Friday, December 31, 2010

Straight Down Is An Angle

"Skyin'" is a collection of early Tyvek demos/practice tapes, recorded in late 2004, which I'm guessing had to be even before Tyvek had more than one show under their belts. This sold out from the label almost as fast as it was released earlier this year, but the band still had some with them when I saw them in March a week or so afterwards, so I was able to grab a copy. Other people have griped about the sound quality of this LP, which was part of the reason why I held off for a while before I listened to it, but once I did I found out that this really isn't that bad at all. Out of the slew of Tyvek demos/live collections that have been released within the past year or so, the "Demos" and "Live, Demos, Rehearsals, and Screwed" tapes on Fag Tapes are about the only two I've heard that have better material/better sound quality than this one. At the very least, being a vinyl pressing gives this a lot more weight than if it was just another cassette or CD-R.

I've owned some crappy vinyl pressings before-- like, almost everything that I bought from Blackbean & Placenta back in the '90s-- so whatever "fidelity issues" are present here aren't really enough to bother me, and eventually even become part of the charm.

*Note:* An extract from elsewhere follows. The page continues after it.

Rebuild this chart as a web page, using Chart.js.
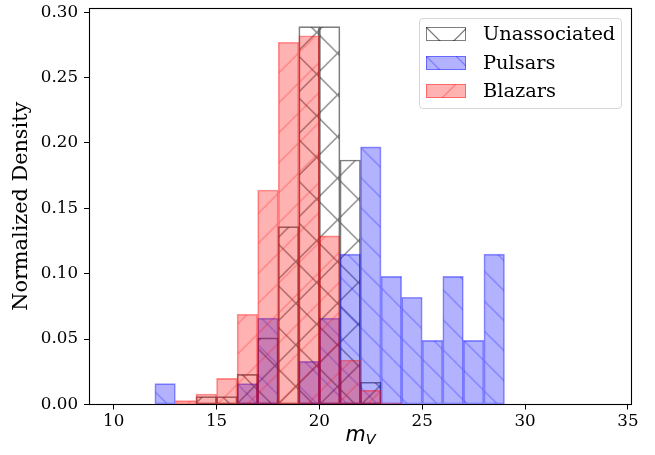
<!DOCTYPE html>
<html>
<head>
<meta charset="utf-8">
<script src="https://cdn.jsdelivr.net/npm/chart.js@4.4.1/dist/chart.umd.min.js"></script>
<style>
  body { margin: 0; background: #fff; }
  #wrap { position: relative; width: 655px; height: 455px; }
  #legend { position: absolute; left: 419px; top: 18px; width: 201px; height: 89px;
            border: 1px solid #d6d6d6; border-radius: 4px; background: rgba(255,255,255,0.8);
            font-family: 'DejaVu Serif', serif; font-size: 19.4px; color: #000; }
  .row { position: absolute; left: 6px; width: 190px; height: 14px; }
  .row canvas { position: absolute; left: 0; top: 0; }
  .row span { position: absolute; left: 57px; top: -5px; line-height: 24px; white-space: nowrap; }
  #xlabel { position: absolute; left: 300px; width: 121px; top: 422px; text-align: center;
            font-family: 'DejaVu Sans', sans-serif; font-style: italic; font-size: 20.8px; line-height: 24px; }
  #xlabel sub { font-size: 14.5px; position: relative; top: 3px; vertical-align: baseline; }
</style>
</head>
<body>
<div id="wrap">
  <canvas id="c" width="655" height="455"></canvas>
  <div id="legend">
    <div class="row" style="top:8px"><canvas id="lg0" width="40" height="14"></canvas><span>Unassociated</span></div>
    <div class="row" style="top:36.5px"><canvas id="lg1" width="40" height="14"></canvas><span>Pulsars</span></div>
    <div class="row" style="top:64.5px"><canvas id="lg2" width="40" height="14"></canvas><span>Blazars</span></div>
  </div>
  <div id="xlabel">m<sub>V</sub></div>
</div>
<script>
// histogram bins (lower edge, width 1 mag)
var binStart = [12, 13, 14, 15, 16, 17, 18, 19, 20, 21, 22, 23, 24, 25, 26, 27, 28];
var unassociated = [null, null, 0.006, 0.006, 0.023, 0.051, 0.136, 0.289, 0.289, 0.187, 0.017, null, null, null, null, null, null];
var pulsars      = [0.016, null, null, null, 0.016, 0.066, null, 0.033, 0.066, 0.115, 0.197, 0.098, 0.082, 0.049, 0.098, 0.049, 0.115];
var blazars      = [null, 0.003, 0.008, 0.020, 0.069, 0.164, 0.277, 0.282, 0.129, 0.034, 0.011, 0.0013, null, null, null, null, null];
var seriesNames  = ['Unassociated', 'Pulsars', 'Blazars'];
var xTicks = [10, 15, 20, 25, 30, 35];
var yTicks = [0, 0.05, 0.10, 0.15, 0.20, 0.25, 0.30];

// hatch tile: kind '/', '\\' or 'x', period p px
function makeHatch(ctx, kind, size, p, fill, line, tx, ty) {
    var c = document.createElement('canvas');
    c.width = size; c.height = size;
    var g = c.getContext('2d');
    if (fill) { g.fillStyle = fill; g.fillRect(0, 0, size, size); }
    g.strokeStyle = line;
    g.lineWidth = 1.3;
    g.beginPath();
    var n = Math.round(size / p);
    for (var k = -n - 1; k <= n + 1; k++) {
        if (kind === '/' || kind === 'x') { g.moveTo(k * p, size); g.lineTo(k * p + size, 0); }
        if (kind === '\\' || kind === 'x') { g.moveTo(k * p, 0); g.lineTo(k * p + size, size); }
    }
    g.stroke();
    var pat = ctx.createPattern(c, 'repeat');
    if (tx || ty) pat.setTransform(new DOMMatrix([1, 0, 0, 1, tx || 0, ty || 0]));
    return pat;
}

var styles = [
    { kind: 'x',  size: 125, p: 125 / 3, fill: null, line: 'rgba(0,0,0,0.5)', edge: 'rgba(0,0,0,0.5)', tx: 25, ty: -9.3 },
    { kind: '\\', size: 30, p: 30, fill: 'rgba(0,0,255,0.3)', line: 'rgba(0,0,255,0.3)', edge: 'rgba(0,0,255,0.42)', tx: 3.3, ty: 0 },
    { kind: '/',  size: 30, p: 30, fill: 'rgba(255,0,0,0.3)', line: 'rgba(255,0,0,0.3)', edge: 'rgba(255,0,0,0.42)', tx: 21.6, ty: 0 }
];

function toPoints(vals) {
    var pts = [];
    binStart.forEach(function (b, i) {
        if (vals[i] !== null) pts.push({ x: b + 0.5, y: vals[i] });
    });
    return pts;
}

var canvas = document.getElementById('c');
var ctx = canvas.getContext('2d');
var allSeries = [unassociated, pulsars, blazars];

var datasets = allSeries.map(function (vals, i) {
    var s = styles[i];
    return {
        label: seriesNames[i],
        data: toPoints(vals),
        backgroundColor: makeHatch(ctx, s.kind, s.size, s.p, s.fill, s.line, s.tx, s.ty),
        borderColor: s.edge,
        borderWidth: 1,
        borderSkipped: false,
        grouped: false,
        barPercentage: 1.0,
        categoryPercentage: 1.0,
        order: 3 - i
    };
});

// legend swatches
styles.forEach(function (s, i) {
    var lc = document.getElementById('lg' + i);
    var lx = lc.getContext('2d');
    lx.fillStyle = makeHatch(lx, s.kind, s.size, s.p, s.fill, s.line, 0, 0);
    lx.fillRect(0, 0, 40, 14);
    lx.strokeStyle = s.edge;
    lx.lineWidth = 1;
    lx.strokeRect(0.5, 0.5, 39, 13);
});

var framePlugin = {
    id: 'frame',
    afterDraw: function (chart) {
        var a = chart.chartArea, g = chart.ctx;
        g.save();
        g.strokeStyle = '#000';
        g.lineWidth = 1.1;
        g.strokeRect(Math.floor(a.left) + 0.5, Math.floor(a.top) + 0.5,
                     Math.floor(a.right) - Math.floor(a.left) - 1, Math.floor(a.bottom) - Math.floor(a.top));
        g.restore();
    }
};

Chart.defaults.font.family = "'DejaVu Serif', serif";
Chart.defaults.font.size = 16.7;
Chart.defaults.color = '#000';

new Chart(ctx, {
    type: 'bar',
    data: { datasets: datasets },
    plugins: [framePlugin],
    options: {
        responsive: false,
        animation: false,
        devicePixelRatio: 1,
        layout: { padding: { left: 0, right: 23, top: 8, bottom: 0 } },
        plugins: { legend: { display: false }, tooltip: { enabled: false } },
        scales: {
            x: {
                type: 'linear',
                min: 8.8,
                max: 35.2,
                offset: false,
                border: { display: false },
                grid: { display: true, drawOnChartArea: false, drawTicks: true, tickLength: 5,
                        color: '#000', tickColor: '#000', tickWidth: 1, offset: false },
                ticks: { padding: 2, color: '#000', maxRotation: 0,
                         callback: function (v) { return String(v); } },
                afterBuildTicks: function (s) { s.ticks = xTicks.map(function (v) { return { value: v }; }); },
                afterFit: function (s) { s.height = 50.5; s.paddingLeft = 0; s.paddingRight = 0; }
            },
            y: {
                min: 0,
                max: 0.3032,
                border: { display: false },
                grid: { display: true, drawOnChartArea: false, drawTicks: true, tickLength: 5,
                        color: '#000', tickColor: '#000', tickWidth: 1 },
                ticks: { padding: 6, color: '#000',
                         callback: function (v) { return v.toFixed(2); } },
                afterBuildTicks: function (s) { s.ticks = yTicks.map(function (v) { return { value: v }; }); },
                afterFit: function (s) { s.width = 89; s.paddingTop = 0; s.paddingBottom = 0; },
                title: { display: true, text: 'Normalized Density', color: '#000',
                         font: { family: "'DejaVu Serif', serif", size: 20.8 },
                         padding: { top: 9, bottom: 0 } }
            }
        }
    }
});
</script>
</body>
</html>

The first track, "This One or That One", tends to wobble in and out, but things are fine after that, although there seems to be a radio that's constantly playing in the background throughout the whole record. I actually think that's something that was already on the tape itself and just wasn't erased all the way because of a dirty tape head. Other than that, you might be surprised at how pulled-together Tyvek come across in their 2004 version; most of the ten songs here are already "classics", so to speak, and I think by now only "Through Night" (a ballad) and the Mekons cover haven't shown up on vinyl anywhere else. "Flashing Lights", which isn't listed on the back cover for some reason, is the same version that's on the X! Records "Shiftless Decay" compilation, which is a really great compilation by the way-- if you've been holding off buying it because you only recognized some of the bands on it and weren't sure if it was any good, just GET IT, it's killer all of the way through. "Future Junk" as it appears here is obviously a work in progress, as it doesn't have the whole "every day north on 10, every day south on 10" thing, but "Duck Blinds" has some extra zip to it which sorta makes up for the lousy version found on that crappy Sub Pop single.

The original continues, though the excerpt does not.